Your task: Read the material below and count the lines holding the string "this". Give that count with nothing added.

Given records:
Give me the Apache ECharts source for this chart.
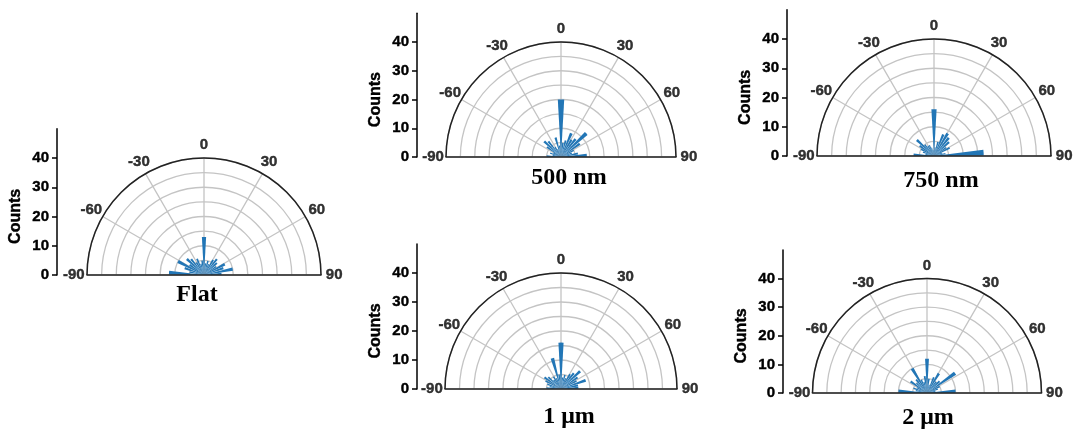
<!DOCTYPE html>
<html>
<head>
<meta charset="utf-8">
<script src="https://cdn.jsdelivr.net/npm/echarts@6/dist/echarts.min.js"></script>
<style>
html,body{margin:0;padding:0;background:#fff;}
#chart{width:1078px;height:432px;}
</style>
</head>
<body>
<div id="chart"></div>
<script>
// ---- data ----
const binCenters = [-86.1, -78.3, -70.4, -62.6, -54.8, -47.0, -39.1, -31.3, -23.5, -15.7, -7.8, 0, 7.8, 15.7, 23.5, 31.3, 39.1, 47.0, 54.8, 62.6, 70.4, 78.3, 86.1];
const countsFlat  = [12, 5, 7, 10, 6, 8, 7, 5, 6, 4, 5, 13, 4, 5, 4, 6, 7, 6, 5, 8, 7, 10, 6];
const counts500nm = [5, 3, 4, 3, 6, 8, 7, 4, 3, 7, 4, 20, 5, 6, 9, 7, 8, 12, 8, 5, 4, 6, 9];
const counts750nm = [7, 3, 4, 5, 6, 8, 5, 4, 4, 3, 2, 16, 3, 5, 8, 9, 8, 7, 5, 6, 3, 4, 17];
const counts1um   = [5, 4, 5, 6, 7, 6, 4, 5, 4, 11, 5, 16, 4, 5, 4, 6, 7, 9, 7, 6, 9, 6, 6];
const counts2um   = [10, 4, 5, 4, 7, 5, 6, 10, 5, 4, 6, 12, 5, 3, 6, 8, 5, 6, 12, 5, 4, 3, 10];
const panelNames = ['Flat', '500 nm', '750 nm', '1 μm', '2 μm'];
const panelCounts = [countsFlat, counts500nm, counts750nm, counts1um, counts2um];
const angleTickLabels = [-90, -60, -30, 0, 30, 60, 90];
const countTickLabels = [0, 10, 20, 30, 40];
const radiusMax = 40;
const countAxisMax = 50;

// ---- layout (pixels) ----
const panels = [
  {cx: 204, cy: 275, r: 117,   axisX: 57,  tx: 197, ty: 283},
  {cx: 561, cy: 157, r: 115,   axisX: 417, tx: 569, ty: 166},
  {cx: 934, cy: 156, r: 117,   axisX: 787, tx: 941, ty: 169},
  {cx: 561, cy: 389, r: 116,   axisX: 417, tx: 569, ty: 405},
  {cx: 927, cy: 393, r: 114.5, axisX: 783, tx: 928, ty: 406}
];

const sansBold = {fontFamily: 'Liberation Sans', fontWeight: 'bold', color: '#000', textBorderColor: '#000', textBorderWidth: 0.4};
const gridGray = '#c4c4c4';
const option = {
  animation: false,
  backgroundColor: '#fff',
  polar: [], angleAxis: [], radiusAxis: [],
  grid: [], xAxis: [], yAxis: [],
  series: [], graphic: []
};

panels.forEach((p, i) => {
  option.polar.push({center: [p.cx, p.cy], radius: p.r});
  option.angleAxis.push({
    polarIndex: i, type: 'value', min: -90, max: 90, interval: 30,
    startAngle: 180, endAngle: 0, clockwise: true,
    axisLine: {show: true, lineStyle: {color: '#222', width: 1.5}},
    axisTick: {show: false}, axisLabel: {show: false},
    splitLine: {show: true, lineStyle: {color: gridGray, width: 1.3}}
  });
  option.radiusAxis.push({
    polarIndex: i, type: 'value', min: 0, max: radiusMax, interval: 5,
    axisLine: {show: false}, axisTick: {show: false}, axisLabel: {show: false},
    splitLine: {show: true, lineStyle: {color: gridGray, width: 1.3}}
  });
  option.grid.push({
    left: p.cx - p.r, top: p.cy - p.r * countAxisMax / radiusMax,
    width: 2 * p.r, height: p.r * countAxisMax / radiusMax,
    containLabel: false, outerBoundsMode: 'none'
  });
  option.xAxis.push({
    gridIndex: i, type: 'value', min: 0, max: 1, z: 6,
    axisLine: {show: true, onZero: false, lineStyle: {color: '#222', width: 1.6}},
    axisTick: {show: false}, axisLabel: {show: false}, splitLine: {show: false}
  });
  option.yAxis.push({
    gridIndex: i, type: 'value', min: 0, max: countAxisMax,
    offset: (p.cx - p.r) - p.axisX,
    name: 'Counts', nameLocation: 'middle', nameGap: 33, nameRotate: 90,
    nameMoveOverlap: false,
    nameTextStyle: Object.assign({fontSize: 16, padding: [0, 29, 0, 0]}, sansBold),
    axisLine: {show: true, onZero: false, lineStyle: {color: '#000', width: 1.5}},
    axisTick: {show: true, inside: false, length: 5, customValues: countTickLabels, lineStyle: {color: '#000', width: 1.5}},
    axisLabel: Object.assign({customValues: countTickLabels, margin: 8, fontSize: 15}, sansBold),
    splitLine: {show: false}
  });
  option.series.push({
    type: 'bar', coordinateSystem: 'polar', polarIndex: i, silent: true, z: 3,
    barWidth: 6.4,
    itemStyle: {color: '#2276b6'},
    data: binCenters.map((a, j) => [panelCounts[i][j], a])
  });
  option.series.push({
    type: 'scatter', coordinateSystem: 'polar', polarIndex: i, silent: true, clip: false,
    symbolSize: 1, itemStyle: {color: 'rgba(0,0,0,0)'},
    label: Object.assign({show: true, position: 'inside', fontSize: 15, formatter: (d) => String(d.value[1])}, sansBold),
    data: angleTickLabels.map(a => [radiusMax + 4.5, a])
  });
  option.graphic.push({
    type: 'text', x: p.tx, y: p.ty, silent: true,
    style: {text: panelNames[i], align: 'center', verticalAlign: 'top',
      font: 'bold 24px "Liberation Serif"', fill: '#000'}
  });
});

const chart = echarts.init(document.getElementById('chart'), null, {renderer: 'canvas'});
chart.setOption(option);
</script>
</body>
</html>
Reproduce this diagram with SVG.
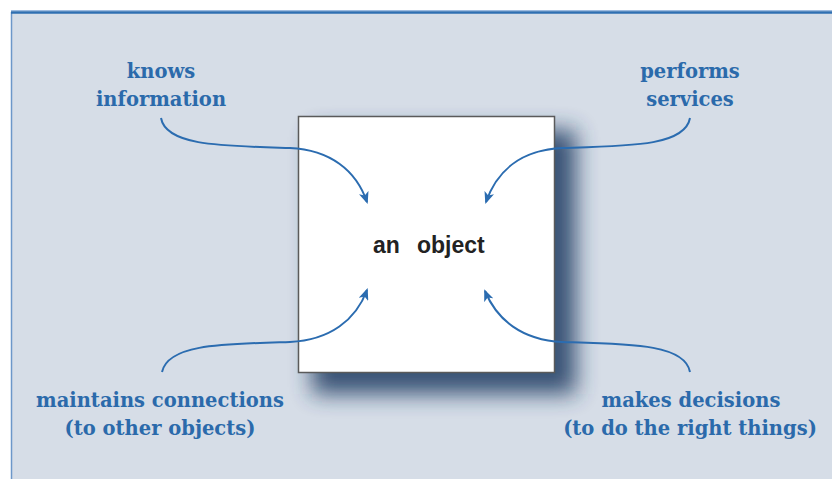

The response: 2